ADFC Sternfahrt 2016 © Dirk Michael Deckbar
Wunderbarer Tag um aufs Rad zu steigen und Einkäufe auf dem Markt zu erledigen. Schön stressfrei am Fluss entlang fahren und sicher ankommen ist in Berlin aber nicht garantiert. 2015 verunglückten 10; 2016 sogar 17 Radfahrer*innen tödlich – etwa die Hälfte wegen rechtsabbiegender Autos. Klingt beängstigend? Der Senat ist dabei etwas zu ändern.
In Dänemark gibt der Staat etwa 21 Euro pro Kopf für eine fahrradfreundliche Infrastruktur, Öffentlichkeitsarbeit und Instandhaltung aus. In Berlin sind es etwa 3,80 Euro.
Mehr Stellen für schnellere Umsetzung
Scheinbar nimmt die Landesverwaltung von Berlin nun mehr Geld in die Hand: In der Stadtentwicklung sind zehn neue Stellen für Fahrrad-Belange ausgeschrieben. Pro Bezirk sollen sich zwei Personen um die Fahrradförderung kümmern – Infrastruktur planen und Kommunikationskampagnen umsetzen. “Vorher gab es für gesamt Berlin gerade mal 1,5 Stellen”, erklärt Simikka Hansen vom Deutschen Fahrrad-Club Berlin (ADFC Berlin e.V.).

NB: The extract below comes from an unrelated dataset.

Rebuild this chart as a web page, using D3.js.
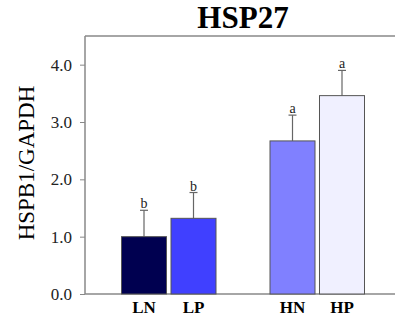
<!DOCTYPE html>
<html>
<head>
<meta charset="utf-8">
<script src="https://cdn.jsdelivr.net/npm/d3@7"></script>
<style>
  body { margin: 0; background: #fff; }
  svg text { font-family: "Liberation Serif", "Times New Roman", serif; }
</style>
</head>
<body>
<div id="chart"></div>
<script>
// data
var categories = ["LN", "LP", "HN", "HP"];
var means = [1.0, 1.32, 2.67, 3.46];
var errors = [0.46, 0.45, 0.45, 0.44];
var letters = ["b", "b", "a", "a"];
var colors = ["#000050", "#4040ff", "#8080ff", "#f0f0ff"];
var yTicks = [0, 1, 2, 3, 4];

var width = 395, height = 320;
var margin = {top: 36, right: 0, bottom: 26, left: 85};

var svg = d3.select("#chart").append("svg")
    .attr("width", width)
    .attr("height", height);

// spacer slot between the L and H pairs
var slots = ["LN", "LP", "_gap", "HN", "HP"];
var x = d3.scaleBand()
    .domain(slots)
    .range([121.5, 364.5])
    .paddingInner(0.0909)
    .paddingOuter(0);

var y = d3.scaleLinear()
    .domain([0, 4.5])
    .range([height - margin.bottom, margin.top]);

// title
svg.append("text")
    .attr("x", 243)
    .attr("y", 28)
    .attr("text-anchor", "middle")
    .style("font-size", "31px")
    .style("font-weight", "bold")
    .text("HSP27");

// top frame line
svg.append("line")
    .attr("x1", margin.left).attr("x2", width)
    .attr("y1", y(4.5)).attr("y2", y(4.5))
    .attr("stroke", "#888").attr("stroke-width", 1.5);

// y axis
var yAxis = svg.append("g")
    .attr("transform", "translate(" + margin.left + ",0)")
    .call(d3.axisLeft(y).tickValues(yTicks).tickFormat(d3.format(".1f")).tickSize(5).tickPadding(8));
yAxis.attr("font-family", null).attr("font-size", null);
yAxis.select(".domain").attr("stroke", "#888").attr("stroke-width", 1.5)
    .attr("d", "M0," + y(4.5) + "V" + y(0));
yAxis.selectAll(".tick line").attr("stroke", "#888");
yAxis.selectAll(".tick text")
    .style("font-family", "'Liberation Serif', serif")
    .style("font-size", "17px")
    .attr("fill", "#222");

// x axis line
svg.append("line")
    .attr("x1", margin.left).attr("x2", width)
    .attr("y1", y(0)).attr("y2", y(0))
    .attr("stroke", "#888").attr("stroke-width", 1.5);

// y label
svg.append("text")
    .attr("transform", "translate(34," + 163 + ") rotate(-90)")
    .attr("text-anchor", "middle")
    .style("font-size", "23px")
    .text("HSPB1/GAPDH");

// error bars (drawn below bars)
var eb = svg.selectAll(".err")
    .data(categories)
    .enter().append("g")
    .attr("class", "err");
eb.append("line")
    .attr("x1", function(d) { return x(d) + x.bandwidth() / 2; })
    .attr("x2", function(d) { return x(d) + x.bandwidth() / 2; })
    .attr("y1", function(d, i) { return y(means[i]); })
    .attr("y2", function(d, i) { return y(means[i] + errors[i]); })
    .attr("stroke", "#666").attr("stroke-width", 1.2);
eb.append("line")
    .attr("x1", function(d) { return x(d) + x.bandwidth() / 2 - 4; })
    .attr("x2", function(d) { return x(d) + x.bandwidth() / 2 + 4; })
    .attr("y1", function(d, i) { return y(means[i] + errors[i]); })
    .attr("y2", function(d, i) { return y(means[i] + errors[i]); })
    .attr("stroke", "#666").attr("stroke-width", 1.2);

// bars
svg.selectAll(".bar")
    .data(categories)
    .enter().append("rect")
    .attr("class", "bar")
    .attr("x", function(d) { return x(d); })
    .attr("width", x.bandwidth())
    .attr("y", function(d, i) { return y(means[i]); })
    .attr("height", function(d, i) { return y(0) - y(means[i]); })
    .attr("fill", function(d, i) { return colors[i]; })
    .attr("stroke", "#555")
    .attr("stroke-width", 1);

// significance letters
svg.selectAll(".letter")
    .data(categories)
    .enter().append("text")
    .attr("class", "letter")
    .attr("x", function(d) { return x(d) + x.bandwidth() / 2; })
    .attr("y", function(d, i) { return y(means[i] + errors[i]) - 2; })
    .attr("text-anchor", "middle")
    .style("font-size", "14px")
    .attr("fill", "#222")
    .text(function(d, i) { return letters[i]; });

// category labels
svg.selectAll(".cat")
    .data(categories)
    .enter().append("text")
    .attr("class", "cat")
    .attr("x", function(d) { return x(d) + x.bandwidth() / 2; })
    .attr("y", 313)
    .attr("text-anchor", "middle")
    .style("font-size", "17px")
    .style("font-weight", "bold")
    .text(function(d) { return d; });
</script>
</body>
</html>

Dabei kommen bessere Radwege nicht nur Radfahrer*innen, sondern Fußgänger*innen und Autofahrer*innen zu Gute. Schließlich kann man dann sicher sein, dass jeder in seiner Spur bleibt – Unfälle werden vermieden. Steigen mehr Menschen aufs Rad um, fördert das außerdem den Klimaschutz, Gesundheit und eine lebenswerte Stadt.
50 Orte wurden als gefährlich identifiziert
Dem bisherigen Senat wurde nachgesagt er ließe sich zu lange Zeit für bauliche Veränderungen. Zu Recht: Die Senatsverwaltung führte 2013 eine Online-Petition durch. Dabei wurden die Berliner*innen gefragt, welche Orte sie in der Stadt am gefährlichsten finden. Es konnten 50 Stellen identifiziert werden. Lediglich der Moritzplatz wurde seitdem umgestaltet.
Kinder auf der Sternfahrt. | Photo: ADFC Berlin, Göpfert
Dank der rot-rot-grünen Landesverwaltung ist Licht in Sicht. Der neue Senat kündigte an, dass Unter den Linden bis 2019 autofrei werden soll. Dann dürften dort nur Lieferverkehr und Busse fahren. Auf der Frankfurter Allee soll stadtauswärts eine Autospur einem Radstreifen weichen. Der Modellversuch wird voraussichtlich Ende 2017 starten.
Gibt es schon bald Radschnellwege?
Ein weiteres Projekt – über die reine Sicherheit hinweg – sind Radschnellwege, wie sie in den Niederlanden Gang und Gäbe sind. 30 Strecken wurden vorgeschlagen, davon sollen zwölf in eine engere Auswahl kommen. Laut Simikka will der Senat für zwei von ihnen eine Machbarkeitsstudie bis Ende 2017 durchführen. Dabei wird analysiert wie viel sie kosten, wie lange der Bau dauert oder ob die Strecken funktionieren könnten.
Eine wichtige Rolle bei der beschleunigten Umsetzung, spielt die Initiative “Volksentscheid Fahrrad”. Sie setzt sich aktiv für eine bessere Radsituation ein und hat das Radverkehrsgesetz (RadG) auf den Weg gebracht – Deutschlands erstes Radverkehrsgesetz. Ziel ist, dass sich Radfahrende sicher und komfortabel fortbewegen können.
10 Ziele für bessere Straßen
Das Gesetz wird momentan von ADFC Berlin und “Volksentscheid Fahrrad” mit dem rot-rot-grünen Senat verhandelt. Ein Entwurf soll Ende März stehen und hoffentlich bis Juli erlassen werden.
Grundlage für das Gesetz sind zehn Ziele, die die Initiative “Volksentscheid Fahrrad” für ihr Volksbegehren formulierte. 350 Kilometer sichere Fahrradstraßen und zwei Meter breite Radwege an jeder Hauptstraße sind Teile davon. Dafür sammelten sie damals über 100.000 Unterschriften.
Du bist genervt von den Straßenverhältnissen und willst deinem Frust Luft machen? Jeden letzten Freitag im Monat kannst du dir die Straßen wiederholen. Beim Critical Mass kommen ab 20 Uhr über 3.000 Leute auf ihren Rädern zusammen und biken durch die Straßen: “Reclaim the Streets”.